_DIRECTIONS_. Show every line below where "this" can be found.

***** DATA LINES *****

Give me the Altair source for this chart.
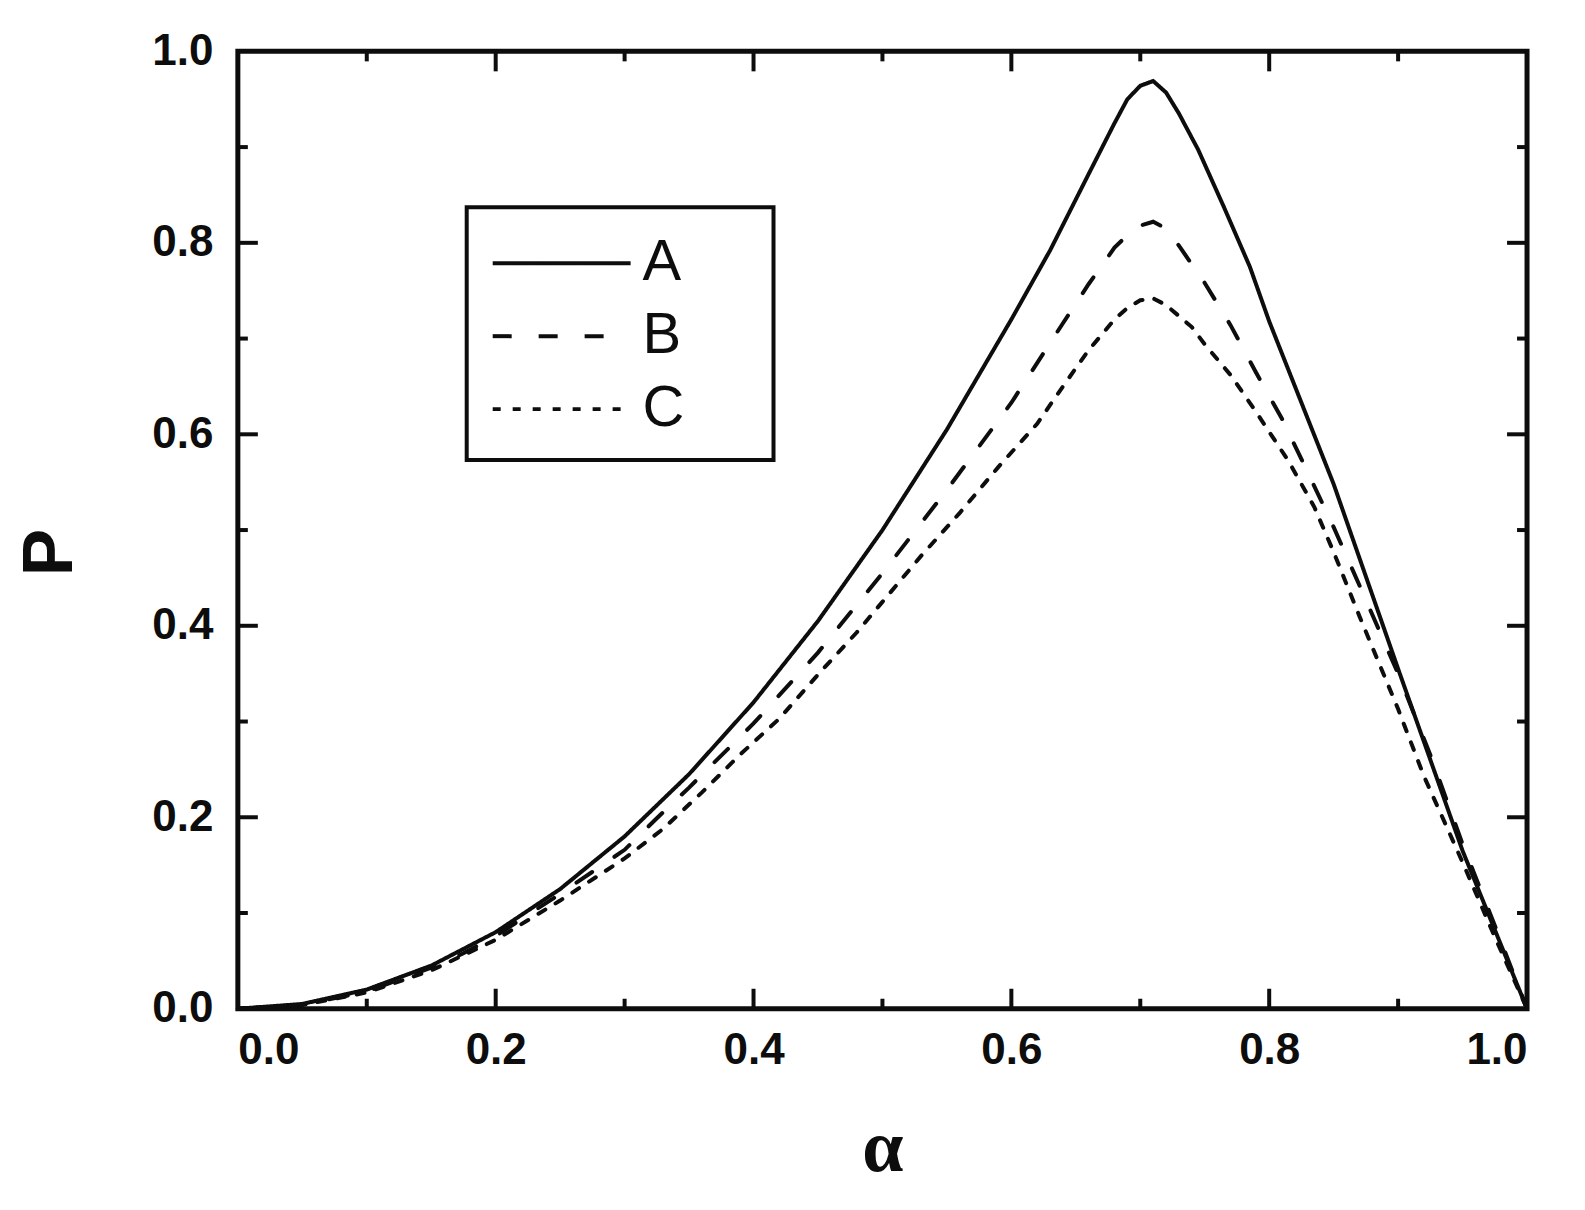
import altair as alt
import pandas as pd

# ---- data ----
alpha_A = [0.00, 0.05, 0.10, 0.15, 0.20, 0.25, 0.30, 0.35, 0.40, 0.45, 0.50, 0.55, 0.60,
           0.63, 0.66, 0.68, 0.69, 0.70, 0.71, 0.72, 0.73, 0.745, 0.765, 0.785, 0.80,
           0.85, 0.90, 0.95, 1.00]
P_A = [0.000, 0.005, 0.020, 0.045, 0.080, 0.125, 0.180, 0.245, 0.320, 0.405, 0.500, 0.605, 0.720,
       0.792, 0.872, 0.925, 0.950, 0.964, 0.969, 0.957, 0.935, 0.897, 0.837, 0.775, 0.718,
       0.548, 0.355, 0.165, 0.000]

alpha_B = [0.00, 0.05, 0.10, 0.15, 0.175, 0.20, 0.25, 0.30, 0.325, 0.35, 0.40, 0.45, 0.50,
           0.55, 0.60, 0.64, 0.66, 0.68, 0.69, 0.70, 0.71, 0.72, 0.73, 0.75, 0.77, 0.79,
           0.81, 0.83, 0.85, 0.875, 0.90, 0.925, 0.95, 0.975, 1.00]
P_B = [0.000, 0.004, 0.018, 0.043, 0.058, 0.076, 0.120, 0.166, 0.199, 0.231, 0.298, 0.372, 0.455,
       0.542, 0.633, 0.716, 0.757, 0.795, 0.808, 0.818, 0.822, 0.815, 0.797, 0.758, 0.714, 0.664,
       0.616, 0.560, 0.503, 0.427, 0.350, 0.265, 0.172, 0.087, 0.000]

alpha_C = [0.00, 0.05, 0.10, 0.15, 0.20, 0.25, 0.30, 0.33, 0.36, 0.39, 0.42, 0.45, 0.48,
           0.50, 0.53, 0.56, 0.59, 0.62, 0.64, 0.66, 0.68, 0.69, 0.70, 0.71, 0.72, 0.74,
           0.75, 0.77, 0.79, 0.815, 0.835, 0.85, 0.87, 0.90, 0.92, 0.95, 0.975, 1.00]
P_C = [0.000, 0.004, 0.017, 0.040, 0.072, 0.113, 0.157, 0.188, 0.226, 0.266, 0.303, 0.349, 0.393,
       0.425, 0.473, 0.518, 0.566, 0.611, 0.650, 0.688, 0.720, 0.732, 0.740, 0.742, 0.735, 0.712,
       0.694, 0.662, 0.623, 0.572, 0.524, 0.477, 0.410, 0.313, 0.243, 0.153, 0.075, 0.000]

series_names = ["A", "B", "C"]
x_ticks = [0.0, 0.2, 0.4, 0.6, 0.8, 1.0]
y_ticks = [0.0, 0.2, 0.4, 0.6, 0.8, 1.0]
major_ticks = [0.2, 0.4, 0.6, 0.8]
minor_ticks = [0.1, 0.3, 0.5, 0.7, 0.9]

rows = []
for name, xs, ys in [("A", alpha_A, P_A), ("B", alpha_B, P_B), ("C", alpha_C, P_C)]:
    for a, p in zip(xs, ys):
        rows.append({"alpha": a, "P": p, "series": name})
df = pd.DataFrame(rows)

W, H = 1290, 958
INK = "#0d0d0d"
SANS = "Liberation Sans"

x_scale = alt.Scale(domain=[0, 1], nice=False, zero=False)
y_scale = alt.Scale(domain=[0, 1], nice=False, zero=False)

lines = alt.Chart(df).mark_line(strokeWidth=4, color=INK, strokeCap="round").encode(
    x=alt.X("alpha:Q", scale=x_scale,
            axis=alt.Axis(title="α", values=x_ticks, format=".1f", ticks=False, tickSize=0,
                          domain=False, grid=False, labelFont=SANS, labelFontSize=44,
                          labelFontWeight="bold", labelColor=INK, labelPadding=20,
                          titleFont="Liberation Serif", titleFontSize=74, titleFontWeight="bold",
                          titleColor=INK, titleX=W / 2, titleY=162, titleBaseline="alphabetic",
                          titleAlign="center")),
    y=alt.Y("P:Q", scale=y_scale,
            axis=alt.Axis(title="P", values=y_ticks, format=".1f", ticks=False, tickSize=0,
                          domain=False, grid=False, labelFont=SANS, labelFontSize=44,
                          labelFontWeight="bold", labelColor=INK, labelPadding=25,
                          titleFont=SANS, titleFontSize=71, titleFontWeight="bold",
                          titleColor=INK, titleX=-166, titleY=501, titleAngle=270,
                          titleBaseline="alphabetic", titleAlign="center")),
    strokeDash=alt.StrokeDash("series:N",
                              scale=alt.Scale(domain=series_names,
                                              range=[[1, 0], [19, 27], [8, 12]]),
                              legend=alt.Legend(orient="none", legendX=295, legendY=183,
                                                title=None, padding=0,
                                                symbolType="M-3,0H3",
                                                symbolSize=46 * 46, symbolStrokeWidth=4,
                                                symbolStrokeColor=INK, labelFont=SANS,
                                                labelFontSize=58, labelColor=INK,
                                                labelOffset=52, rowPadding=15)),
    order="alpha:Q",
)

legend_box = alt.Chart(alt.Data(values=[{"k": 1}])).mark_rect(
    filled=False, stroke=INK, strokeWidth=4
).encode(x=alt.value(229), x2=alt.value(536), y=alt.value(156), y2=alt.value(409))


def tick_layer(values, length, side):
    d = pd.DataFrame({"v": values})
    base = alt.Chart(d).mark_rule(color=INK, strokeWidth=4)
    if side == "bottom":
        return base.encode(x=alt.X("v:Q", scale=x_scale, axis=None),
                           y=alt.value(H), y2=alt.value(H - length))
    if side == "top":
        return base.encode(x=alt.X("v:Q", scale=x_scale, axis=None),
                           y=alt.value(0), y2=alt.value(length))
    if side == "left":
        return base.encode(y=alt.Y("v:Q", scale=y_scale, axis=None),
                           x=alt.value(0), x2=alt.value(length))
    return base.encode(y=alt.Y("v:Q", scale=y_scale, axis=None),
                       x=alt.value(W), x2=alt.value(W - length))


tick_layers = []
for side in ["bottom", "top", "left", "right"]:
    tick_layers.append(tick_layer(major_ticks, 20, side))
    tick_layers.append(tick_layer(minor_ticks, 10, side))

chart = alt.layer(lines, legend_box, *tick_layers).resolve_axis(
    x="independent", y="independent"
).properties(
    width=W, height=H,
    background="white",
    autosize=alt.AutoSizeParams(type="none"),
    padding={"left": 230, "top": 43, "right": 50, "bottom": 190},
).configure_view(
    stroke=INK, strokeWidth=5
)

chart.save("out.html", embed_options={"renderer": "svg", "actions": False})
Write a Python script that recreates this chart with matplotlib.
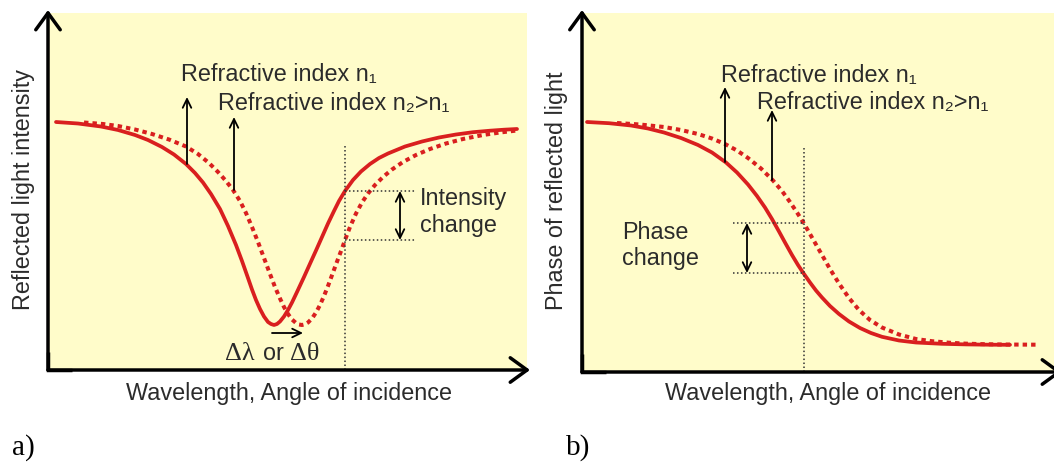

*****

_RESULT OF THE TASK_.
Give me the Altair source for this chart.
Write a Python script that recreates this chart with matplotlib.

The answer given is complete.